- [TASK GOAL]:
Count every line that has "with" in it and give the total, nothing more.

- [RECORDED DATA]:
^^^^

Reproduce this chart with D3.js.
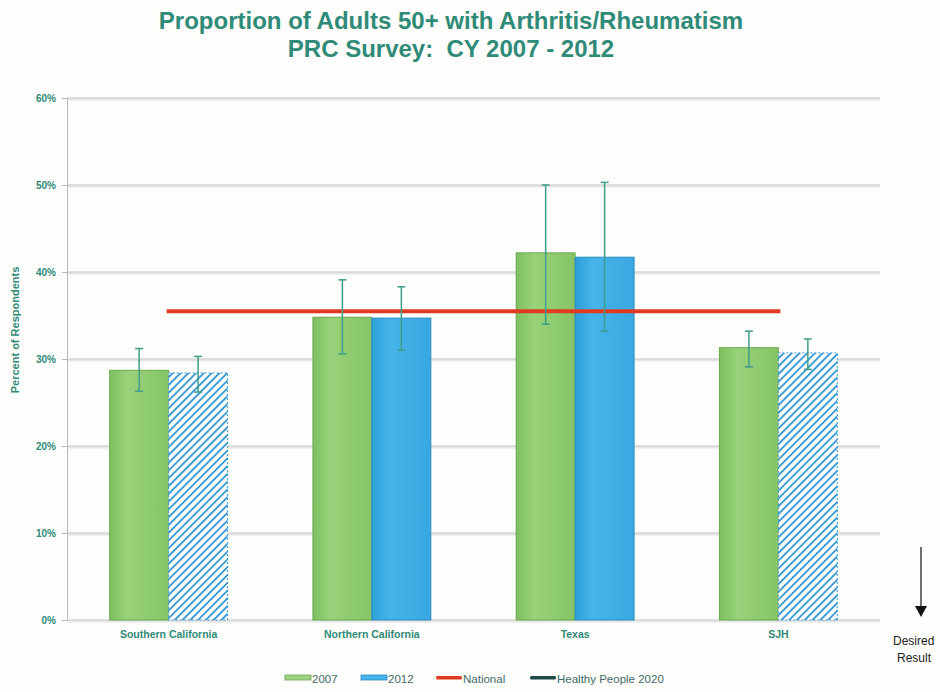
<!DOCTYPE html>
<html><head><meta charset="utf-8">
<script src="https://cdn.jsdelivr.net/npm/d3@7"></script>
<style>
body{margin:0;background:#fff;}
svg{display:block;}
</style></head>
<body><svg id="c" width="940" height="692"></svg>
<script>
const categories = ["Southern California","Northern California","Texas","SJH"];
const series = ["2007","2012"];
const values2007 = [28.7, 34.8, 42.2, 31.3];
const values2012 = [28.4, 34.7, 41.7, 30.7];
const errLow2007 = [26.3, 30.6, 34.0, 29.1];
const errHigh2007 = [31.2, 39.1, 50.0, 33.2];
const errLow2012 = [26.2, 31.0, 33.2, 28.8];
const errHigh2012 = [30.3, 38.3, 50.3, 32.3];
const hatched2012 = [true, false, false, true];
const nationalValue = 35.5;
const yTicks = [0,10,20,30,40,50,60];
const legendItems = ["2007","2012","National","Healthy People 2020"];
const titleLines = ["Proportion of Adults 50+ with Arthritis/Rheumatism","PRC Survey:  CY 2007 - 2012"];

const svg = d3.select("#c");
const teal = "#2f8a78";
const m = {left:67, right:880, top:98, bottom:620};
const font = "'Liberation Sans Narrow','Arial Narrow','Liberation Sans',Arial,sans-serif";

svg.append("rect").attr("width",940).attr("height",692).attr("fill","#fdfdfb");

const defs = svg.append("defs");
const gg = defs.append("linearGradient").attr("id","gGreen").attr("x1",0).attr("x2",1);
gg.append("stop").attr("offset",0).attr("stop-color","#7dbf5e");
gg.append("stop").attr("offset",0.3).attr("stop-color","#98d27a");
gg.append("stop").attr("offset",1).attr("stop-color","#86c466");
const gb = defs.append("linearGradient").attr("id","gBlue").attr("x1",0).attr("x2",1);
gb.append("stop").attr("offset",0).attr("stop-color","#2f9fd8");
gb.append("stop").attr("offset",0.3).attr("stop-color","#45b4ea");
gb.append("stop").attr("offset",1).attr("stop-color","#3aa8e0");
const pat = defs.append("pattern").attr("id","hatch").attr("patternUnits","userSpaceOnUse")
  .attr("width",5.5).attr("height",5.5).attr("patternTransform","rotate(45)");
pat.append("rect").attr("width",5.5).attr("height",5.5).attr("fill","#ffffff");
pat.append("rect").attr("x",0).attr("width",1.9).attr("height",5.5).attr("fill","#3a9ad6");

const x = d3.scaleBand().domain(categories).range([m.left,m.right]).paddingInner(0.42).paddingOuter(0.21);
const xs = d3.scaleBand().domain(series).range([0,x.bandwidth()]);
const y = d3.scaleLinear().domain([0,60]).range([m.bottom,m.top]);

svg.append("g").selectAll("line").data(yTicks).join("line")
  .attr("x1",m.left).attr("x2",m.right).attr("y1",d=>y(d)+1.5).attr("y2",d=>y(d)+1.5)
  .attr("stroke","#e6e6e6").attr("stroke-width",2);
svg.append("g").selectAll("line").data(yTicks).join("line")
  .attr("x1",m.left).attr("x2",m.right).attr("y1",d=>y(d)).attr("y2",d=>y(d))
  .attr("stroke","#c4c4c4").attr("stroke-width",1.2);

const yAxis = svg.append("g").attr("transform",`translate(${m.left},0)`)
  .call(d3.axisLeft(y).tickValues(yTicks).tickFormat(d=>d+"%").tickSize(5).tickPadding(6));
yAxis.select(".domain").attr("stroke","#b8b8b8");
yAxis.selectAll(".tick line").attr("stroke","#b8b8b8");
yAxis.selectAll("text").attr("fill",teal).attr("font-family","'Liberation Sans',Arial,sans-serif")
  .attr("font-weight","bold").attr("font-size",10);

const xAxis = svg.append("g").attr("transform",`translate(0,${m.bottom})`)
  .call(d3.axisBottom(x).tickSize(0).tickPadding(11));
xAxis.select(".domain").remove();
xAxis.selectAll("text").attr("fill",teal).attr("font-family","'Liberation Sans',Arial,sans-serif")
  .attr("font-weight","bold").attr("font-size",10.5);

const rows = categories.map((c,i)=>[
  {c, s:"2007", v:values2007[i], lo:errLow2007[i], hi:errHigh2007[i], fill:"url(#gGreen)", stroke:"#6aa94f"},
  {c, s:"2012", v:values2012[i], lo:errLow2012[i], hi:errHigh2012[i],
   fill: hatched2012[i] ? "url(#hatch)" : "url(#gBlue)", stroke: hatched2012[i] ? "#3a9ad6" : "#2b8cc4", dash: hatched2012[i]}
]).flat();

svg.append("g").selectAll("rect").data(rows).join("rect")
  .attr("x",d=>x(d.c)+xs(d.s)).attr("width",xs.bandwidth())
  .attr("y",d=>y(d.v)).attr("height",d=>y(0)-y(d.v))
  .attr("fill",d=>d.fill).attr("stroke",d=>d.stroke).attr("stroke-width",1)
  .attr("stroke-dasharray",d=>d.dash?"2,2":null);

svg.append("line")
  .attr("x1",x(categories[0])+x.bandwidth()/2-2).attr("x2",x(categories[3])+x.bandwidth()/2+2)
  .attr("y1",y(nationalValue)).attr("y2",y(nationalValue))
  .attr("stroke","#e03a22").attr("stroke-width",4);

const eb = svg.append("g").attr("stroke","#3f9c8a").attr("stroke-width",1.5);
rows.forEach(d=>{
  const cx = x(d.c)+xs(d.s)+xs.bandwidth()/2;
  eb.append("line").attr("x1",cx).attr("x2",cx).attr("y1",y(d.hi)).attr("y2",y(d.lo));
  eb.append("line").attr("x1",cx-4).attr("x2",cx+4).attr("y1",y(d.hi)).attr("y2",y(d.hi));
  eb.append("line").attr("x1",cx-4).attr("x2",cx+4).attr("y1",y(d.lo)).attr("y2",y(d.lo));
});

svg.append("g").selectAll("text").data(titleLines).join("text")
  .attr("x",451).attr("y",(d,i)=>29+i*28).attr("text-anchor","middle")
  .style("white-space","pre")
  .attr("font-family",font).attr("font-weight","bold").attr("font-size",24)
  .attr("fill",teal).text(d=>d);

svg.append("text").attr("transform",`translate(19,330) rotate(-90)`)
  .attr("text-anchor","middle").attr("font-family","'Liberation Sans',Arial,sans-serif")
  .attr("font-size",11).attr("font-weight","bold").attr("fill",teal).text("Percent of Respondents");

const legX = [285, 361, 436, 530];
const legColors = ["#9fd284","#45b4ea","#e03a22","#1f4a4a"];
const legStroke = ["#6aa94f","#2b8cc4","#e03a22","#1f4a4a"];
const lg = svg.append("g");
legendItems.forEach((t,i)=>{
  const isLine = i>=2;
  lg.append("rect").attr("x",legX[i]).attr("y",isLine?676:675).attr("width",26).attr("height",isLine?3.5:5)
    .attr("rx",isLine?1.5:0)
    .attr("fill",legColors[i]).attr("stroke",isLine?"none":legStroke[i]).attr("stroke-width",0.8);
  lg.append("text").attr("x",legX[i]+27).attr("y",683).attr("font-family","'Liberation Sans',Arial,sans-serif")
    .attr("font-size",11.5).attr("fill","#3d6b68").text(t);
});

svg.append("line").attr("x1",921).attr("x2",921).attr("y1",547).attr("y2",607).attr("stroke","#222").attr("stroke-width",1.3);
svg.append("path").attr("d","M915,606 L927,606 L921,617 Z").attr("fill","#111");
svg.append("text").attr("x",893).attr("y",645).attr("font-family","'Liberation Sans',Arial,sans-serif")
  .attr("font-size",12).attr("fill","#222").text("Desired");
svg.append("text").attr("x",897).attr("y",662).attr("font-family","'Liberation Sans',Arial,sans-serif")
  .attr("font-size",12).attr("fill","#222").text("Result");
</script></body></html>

^^^^

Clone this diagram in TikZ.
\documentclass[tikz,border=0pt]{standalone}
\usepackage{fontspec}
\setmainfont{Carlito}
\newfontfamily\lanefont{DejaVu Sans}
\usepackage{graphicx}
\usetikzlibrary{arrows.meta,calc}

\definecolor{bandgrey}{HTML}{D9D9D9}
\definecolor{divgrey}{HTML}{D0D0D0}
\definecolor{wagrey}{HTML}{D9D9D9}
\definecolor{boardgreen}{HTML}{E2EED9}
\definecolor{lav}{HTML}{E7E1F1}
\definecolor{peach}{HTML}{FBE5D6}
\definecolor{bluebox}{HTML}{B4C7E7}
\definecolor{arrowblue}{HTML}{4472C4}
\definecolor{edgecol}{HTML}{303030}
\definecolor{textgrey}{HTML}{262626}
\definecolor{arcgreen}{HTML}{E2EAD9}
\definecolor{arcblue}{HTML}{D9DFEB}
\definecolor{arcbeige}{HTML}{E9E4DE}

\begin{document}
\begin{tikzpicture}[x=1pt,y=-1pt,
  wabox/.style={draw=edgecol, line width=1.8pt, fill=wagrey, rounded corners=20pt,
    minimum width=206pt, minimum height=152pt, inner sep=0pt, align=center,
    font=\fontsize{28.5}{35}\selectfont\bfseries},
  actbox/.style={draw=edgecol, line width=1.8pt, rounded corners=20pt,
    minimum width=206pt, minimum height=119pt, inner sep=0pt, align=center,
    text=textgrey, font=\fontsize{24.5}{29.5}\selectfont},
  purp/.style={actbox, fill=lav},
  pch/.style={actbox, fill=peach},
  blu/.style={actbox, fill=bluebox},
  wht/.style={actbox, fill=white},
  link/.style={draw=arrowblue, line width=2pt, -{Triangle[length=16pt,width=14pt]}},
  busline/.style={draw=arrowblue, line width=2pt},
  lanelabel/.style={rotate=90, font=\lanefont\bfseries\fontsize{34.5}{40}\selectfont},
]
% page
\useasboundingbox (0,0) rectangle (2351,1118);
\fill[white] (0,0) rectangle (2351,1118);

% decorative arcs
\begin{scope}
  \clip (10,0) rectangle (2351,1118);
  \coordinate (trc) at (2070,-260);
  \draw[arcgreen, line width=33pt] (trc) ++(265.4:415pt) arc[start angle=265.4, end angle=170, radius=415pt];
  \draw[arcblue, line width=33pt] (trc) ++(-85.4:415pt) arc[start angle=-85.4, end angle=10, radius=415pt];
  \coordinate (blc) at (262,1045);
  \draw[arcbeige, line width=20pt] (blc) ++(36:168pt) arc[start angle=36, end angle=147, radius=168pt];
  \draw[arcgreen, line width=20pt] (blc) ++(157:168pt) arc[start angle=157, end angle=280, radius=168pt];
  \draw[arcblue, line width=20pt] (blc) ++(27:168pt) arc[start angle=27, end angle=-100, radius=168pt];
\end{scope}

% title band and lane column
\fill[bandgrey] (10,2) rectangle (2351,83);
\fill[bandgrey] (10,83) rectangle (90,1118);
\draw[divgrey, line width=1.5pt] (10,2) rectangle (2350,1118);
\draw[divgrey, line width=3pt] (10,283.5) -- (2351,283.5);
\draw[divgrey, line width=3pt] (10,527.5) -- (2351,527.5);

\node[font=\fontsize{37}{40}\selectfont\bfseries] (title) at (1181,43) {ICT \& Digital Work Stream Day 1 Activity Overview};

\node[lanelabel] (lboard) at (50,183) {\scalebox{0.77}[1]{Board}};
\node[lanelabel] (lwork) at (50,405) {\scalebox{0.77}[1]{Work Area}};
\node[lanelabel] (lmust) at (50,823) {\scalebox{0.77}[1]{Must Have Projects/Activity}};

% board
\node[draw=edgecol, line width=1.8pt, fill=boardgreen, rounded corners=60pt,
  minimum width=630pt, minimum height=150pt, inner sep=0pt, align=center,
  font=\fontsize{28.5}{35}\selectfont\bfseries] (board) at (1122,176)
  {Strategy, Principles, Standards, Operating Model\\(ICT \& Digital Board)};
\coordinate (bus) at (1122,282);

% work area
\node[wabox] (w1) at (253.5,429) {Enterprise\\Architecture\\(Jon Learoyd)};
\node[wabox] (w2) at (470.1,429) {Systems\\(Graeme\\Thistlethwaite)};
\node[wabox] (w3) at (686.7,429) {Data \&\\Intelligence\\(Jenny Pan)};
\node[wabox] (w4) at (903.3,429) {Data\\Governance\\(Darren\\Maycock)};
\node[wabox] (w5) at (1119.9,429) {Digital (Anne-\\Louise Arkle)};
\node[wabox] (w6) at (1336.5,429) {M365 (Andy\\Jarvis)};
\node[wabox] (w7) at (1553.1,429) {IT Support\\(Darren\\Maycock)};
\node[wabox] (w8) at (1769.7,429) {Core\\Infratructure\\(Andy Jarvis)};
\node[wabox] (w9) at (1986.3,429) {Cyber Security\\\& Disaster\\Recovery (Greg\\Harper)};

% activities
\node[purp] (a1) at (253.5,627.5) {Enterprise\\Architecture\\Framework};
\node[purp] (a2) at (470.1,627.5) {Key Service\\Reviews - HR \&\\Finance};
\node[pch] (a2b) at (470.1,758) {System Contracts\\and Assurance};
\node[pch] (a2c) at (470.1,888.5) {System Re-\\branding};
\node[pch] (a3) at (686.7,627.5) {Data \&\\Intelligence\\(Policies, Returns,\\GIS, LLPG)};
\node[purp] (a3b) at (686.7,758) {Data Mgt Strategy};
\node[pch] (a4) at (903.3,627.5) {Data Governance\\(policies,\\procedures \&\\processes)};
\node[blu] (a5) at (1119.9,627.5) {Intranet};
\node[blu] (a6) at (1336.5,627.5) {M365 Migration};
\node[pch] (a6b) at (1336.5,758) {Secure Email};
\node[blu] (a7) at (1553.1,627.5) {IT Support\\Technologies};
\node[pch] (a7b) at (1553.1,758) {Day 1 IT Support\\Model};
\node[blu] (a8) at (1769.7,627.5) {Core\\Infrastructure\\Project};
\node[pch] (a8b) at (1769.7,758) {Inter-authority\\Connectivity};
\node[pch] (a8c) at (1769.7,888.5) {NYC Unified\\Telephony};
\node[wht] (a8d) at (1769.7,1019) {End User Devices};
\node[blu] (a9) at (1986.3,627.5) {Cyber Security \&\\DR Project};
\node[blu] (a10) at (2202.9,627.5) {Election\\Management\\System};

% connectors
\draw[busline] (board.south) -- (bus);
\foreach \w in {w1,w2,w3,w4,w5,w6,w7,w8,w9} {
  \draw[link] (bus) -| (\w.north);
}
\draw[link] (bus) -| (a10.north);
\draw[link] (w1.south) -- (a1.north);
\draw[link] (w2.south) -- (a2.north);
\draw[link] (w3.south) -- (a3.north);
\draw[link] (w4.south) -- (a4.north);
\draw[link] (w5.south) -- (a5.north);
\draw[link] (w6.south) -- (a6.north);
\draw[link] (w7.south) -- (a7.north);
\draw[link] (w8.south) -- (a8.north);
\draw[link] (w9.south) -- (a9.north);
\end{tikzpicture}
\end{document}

^^^^

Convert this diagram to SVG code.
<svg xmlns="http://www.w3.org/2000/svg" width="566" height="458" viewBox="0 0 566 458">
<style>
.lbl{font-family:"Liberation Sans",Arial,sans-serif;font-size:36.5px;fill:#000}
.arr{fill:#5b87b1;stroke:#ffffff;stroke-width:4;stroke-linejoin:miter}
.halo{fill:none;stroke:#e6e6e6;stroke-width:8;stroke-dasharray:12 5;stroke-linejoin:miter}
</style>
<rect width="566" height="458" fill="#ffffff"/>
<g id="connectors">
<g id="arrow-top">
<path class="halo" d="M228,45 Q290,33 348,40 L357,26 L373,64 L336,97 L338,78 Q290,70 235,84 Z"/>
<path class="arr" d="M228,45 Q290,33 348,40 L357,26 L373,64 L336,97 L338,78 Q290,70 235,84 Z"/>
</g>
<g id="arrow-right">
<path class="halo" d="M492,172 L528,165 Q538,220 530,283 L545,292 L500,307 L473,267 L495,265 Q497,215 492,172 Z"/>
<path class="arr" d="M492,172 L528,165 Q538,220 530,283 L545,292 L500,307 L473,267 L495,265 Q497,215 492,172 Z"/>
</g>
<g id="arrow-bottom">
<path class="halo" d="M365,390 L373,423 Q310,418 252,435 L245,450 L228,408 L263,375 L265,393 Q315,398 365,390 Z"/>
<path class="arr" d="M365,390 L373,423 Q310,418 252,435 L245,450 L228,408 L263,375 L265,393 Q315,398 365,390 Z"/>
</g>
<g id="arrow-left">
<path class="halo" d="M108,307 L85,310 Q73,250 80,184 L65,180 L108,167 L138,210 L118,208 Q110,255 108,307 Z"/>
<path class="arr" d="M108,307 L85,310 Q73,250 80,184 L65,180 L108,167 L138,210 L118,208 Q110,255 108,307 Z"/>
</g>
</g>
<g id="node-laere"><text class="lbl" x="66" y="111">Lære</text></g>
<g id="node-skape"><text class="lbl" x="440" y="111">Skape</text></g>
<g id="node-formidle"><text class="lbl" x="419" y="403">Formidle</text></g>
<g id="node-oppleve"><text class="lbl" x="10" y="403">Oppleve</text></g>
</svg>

^^^^

- [CORRECT RESULT]:
2